===== Recorded information =====

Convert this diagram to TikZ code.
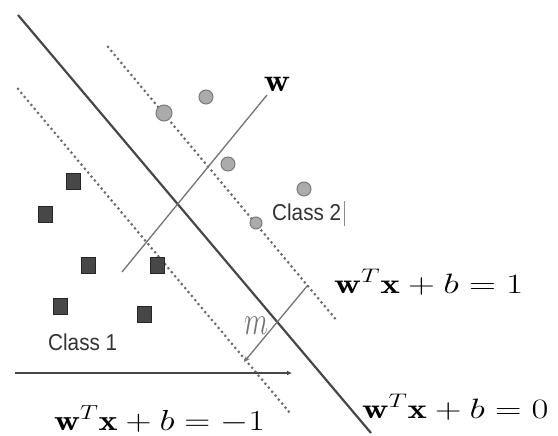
\RequirePackage{fix-cm}
\documentclass[tikz,border=0pt]{standalone}
\usepackage{fontspec}
\newfontfamily\classfont{Liberation Sans}
\usetikzlibrary{arrows.meta}
\begin{document}
\begin{tikzpicture}[x=1pt,y=-1pt,
  mainline/.style={line width=2.2pt, draw=black!72},
  margdot/.style={line width=3pt, draw=black!58, dash pattern=on 0pt off 5.2pt, line cap=round},
  thinline/.style={line width=1.3pt, draw=black!55},
  sq/.style={draw=black!85, fill=black!72, minimum width=14pt, minimum height=16pt, inner sep=0pt},
  circ/.style={circle, draw=black!52, fill=black!33, minimum size=14pt, inner sep=0pt, line width=1pt},
  eq/.style={inner sep=0pt, anchor=base west},
  cls/.style={inner sep=0pt, anchor=base west, text=black!80}]
\useasboundingbox (0,0) rectangle (558,436);
% hyperplanes
\coordinate (h0a) at (18,15);   \coordinate (h0b) at (371,433);
\coordinate (hpa) at (108,47);  \coordinate (hpb) at (338,322);
\coordinate (hma) at (18,89);   \coordinate (hmb) at (290,413);
\draw[mainline] (h0a) -- (h0b);
\draw[margdot] (hpa) -- (hpb);
\draw[margdot] (hma) -- (hmb);
% w direction
\coordinate (wa) at (122,272); \coordinate (wb) at (267,95);
\draw[thinline] (wa) -- (wb);
\node[inner sep=0pt, anchor=base] (wl) at (277,92) {\scalebox{1.3}[1.15]{\fontsize{28}{30}\selectfont$\mathbf{w}$}};
% margin
\coordinate (ma) at (308,285); \coordinate (mb) at (244,362);
\draw[thinline,-{Stealth[length=6pt,width=5pt]}] (ma) -- (mb);
\node[inner sep=0pt, text=black!55] (ml) at (256,326) {\scalebox{1}[1.45]{\fontsize{28}{30}\selectfont$m$}};
% horizontal axis
\coordinate (xa) at (15,373); \coordinate (xb) at (292,373);
\draw[line width=1.4pt, draw=black!72, -{Latex[length=5pt,width=5pt]}] (xa) -- (xb);
% class 2 points
\node[circ, minimum size=16pt] (c1) at (164,113) {};
\node[circ] (c2) at (206,97) {};
\node[circ] (c3) at (228,164) {};
\node[circ] (c4) at (304,189) {};
\node[circ, minimum size=12pt] (c5) at (256,223) {};
% class 1 points
\node[sq] (s1) at (73,181) {};
\node[sq] (s2) at (45,214) {};
\node[sq] (s3) at (88,265) {};
\node[sq] (s4) at (157,265) {};
\node[sq] (s5) at (60,306) {};
\node[sq] (s6) at (144,314) {};
% labels
\node[cls] (cl1) at (48,350) {\scalebox{0.9}[1]{\classfont\fontsize{23}{25}\selectfont Class 1}};
\node[cls] (cl2) at (272,221) {\scalebox{0.9}[1]{\classfont\fontsize{23}{25}\selectfont Class 2}};
\coordinate (cura) at (344,201); \coordinate (curb) at (344,226);
\draw[line width=0.8pt, draw=black!45] (cura) -- (curb);
\node[eq] (e1) at (334,293) {\scalebox{1.33}[1]{\fontsize{28}{30}\selectfont$\mathbf{w}^T\mathbf{x}+b=1$}};
\node[eq] (e2) at (54,430) {\scalebox{1.24}[1]{\fontsize{29}{31}\selectfont$\mathbf{w}^T\mathbf{x}+b=-1$}};
\node[eq] (e3) at (362,418) {\scalebox{1.31}[1]{\fontsize{28}{30}\selectfont$\mathbf{w}^T\mathbf{x}+b=0$}};
\end{tikzpicture}
\end{document}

=====

* [What you have to do]
Return the listing above in full and without alteration, excluding its pictures.

* [Answer in full]
Convert this diagram to TikZ code.
\RequirePackage{fix-cm}
\documentclass[tikz,border=0pt]{standalone}
\usepackage{fontspec}
\newfontfamily\classfont{Liberation Sans}
\usetikzlibrary{arrows.meta}
\begin{document}
\begin{tikzpicture}[x=1pt,y=-1pt,
  mainline/.style={line width=2.2pt, draw=black!72},
  margdot/.style={line width=3pt, draw=black!58, dash pattern=on 0pt off 5.2pt, line cap=round},
  thinline/.style={line width=1.3pt, draw=black!55},
  sq/.style={draw=black!85, fill=black!72, minimum width=14pt, minimum height=16pt, inner sep=0pt},
  circ/.style={circle, draw=black!52, fill=black!33, minimum size=14pt, inner sep=0pt, line width=1pt},
  eq/.style={inner sep=0pt, anchor=base west},
  cls/.style={inner sep=0pt, anchor=base west, text=black!80}]
\useasboundingbox (0,0) rectangle (558,436);
% hyperplanes
\coordinate (h0a) at (18,15);   \coordinate (h0b) at (371,433);
\coordinate (hpa) at (108,47);  \coordinate (hpb) at (338,322);
\coordinate (hma) at (18,89);   \coordinate (hmb) at (290,413);
\draw[mainline] (h0a) -- (h0b);
\draw[margdot] (hpa) -- (hpb);
\draw[margdot] (hma) -- (hmb);
% w direction
\coordinate (wa) at (122,272); \coordinate (wb) at (267,95);
\draw[thinline] (wa) -- (wb);
\node[inner sep=0pt, anchor=base] (wl) at (277,92) {\scalebox{1.3}[1.15]{\fontsize{28}{30}\selectfont$\mathbf{w}$}};
% margin
\coordinate (ma) at (308,285); \coordinate (mb) at (244,362);
\draw[thinline,-{Stealth[length=6pt,width=5pt]}] (ma) -- (mb);
\node[inner sep=0pt, text=black!55] (ml) at (256,326) {\scalebox{1}[1.45]{\fontsize{28}{30}\selectfont$m$}};
% horizontal axis
\coordinate (xa) at (15,373); \coordinate (xb) at (292,373);
\draw[line width=1.4pt, draw=black!72, -{Latex[length=5pt,width=5pt]}] (xa) -- (xb);
% class 2 points
\node[circ, minimum size=16pt] (c1) at (164,113) {};
\node[circ] (c2) at (206,97) {};
\node[circ] (c3) at (228,164) {};
\node[circ] (c4) at (304,189) {};
\node[circ, minimum size=12pt] (c5) at (256,223) {};
% class 1 points
\node[sq] (s1) at (73,181) {};
\node[sq] (s2) at (45,214) {};
\node[sq] (s3) at (88,265) {};
\node[sq] (s4) at (157,265) {};
\node[sq] (s5) at (60,306) {};
\node[sq] (s6) at (144,314) {};
% labels
\node[cls] (cl1) at (48,350) {\scalebox{0.9}[1]{\classfont\fontsize{23}{25}\selectfont Class 1}};
\node[cls] (cl2) at (272,221) {\scalebox{0.9}[1]{\classfont\fontsize{23}{25}\selectfont Class 2}};
\coordinate (cura) at (344,201); \coordinate (curb) at (344,226);
\draw[line width=0.8pt, draw=black!45] (cura) -- (curb);
\node[eq] (e1) at (334,293) {\scalebox{1.33}[1]{\fontsize{28}{30}\selectfont$\mathbf{w}^T\mathbf{x}+b=1$}};
\node[eq] (e2) at (54,430) {\scalebox{1.24}[1]{\fontsize{29}{31}\selectfont$\mathbf{w}^T\mathbf{x}+b=-1$}};
\node[eq] (e3) at (362,418) {\scalebox{1.31}[1]{\fontsize{28}{30}\selectfont$\mathbf{w}^T\mathbf{x}+b=0$}};
\end{tikzpicture}
\end{document}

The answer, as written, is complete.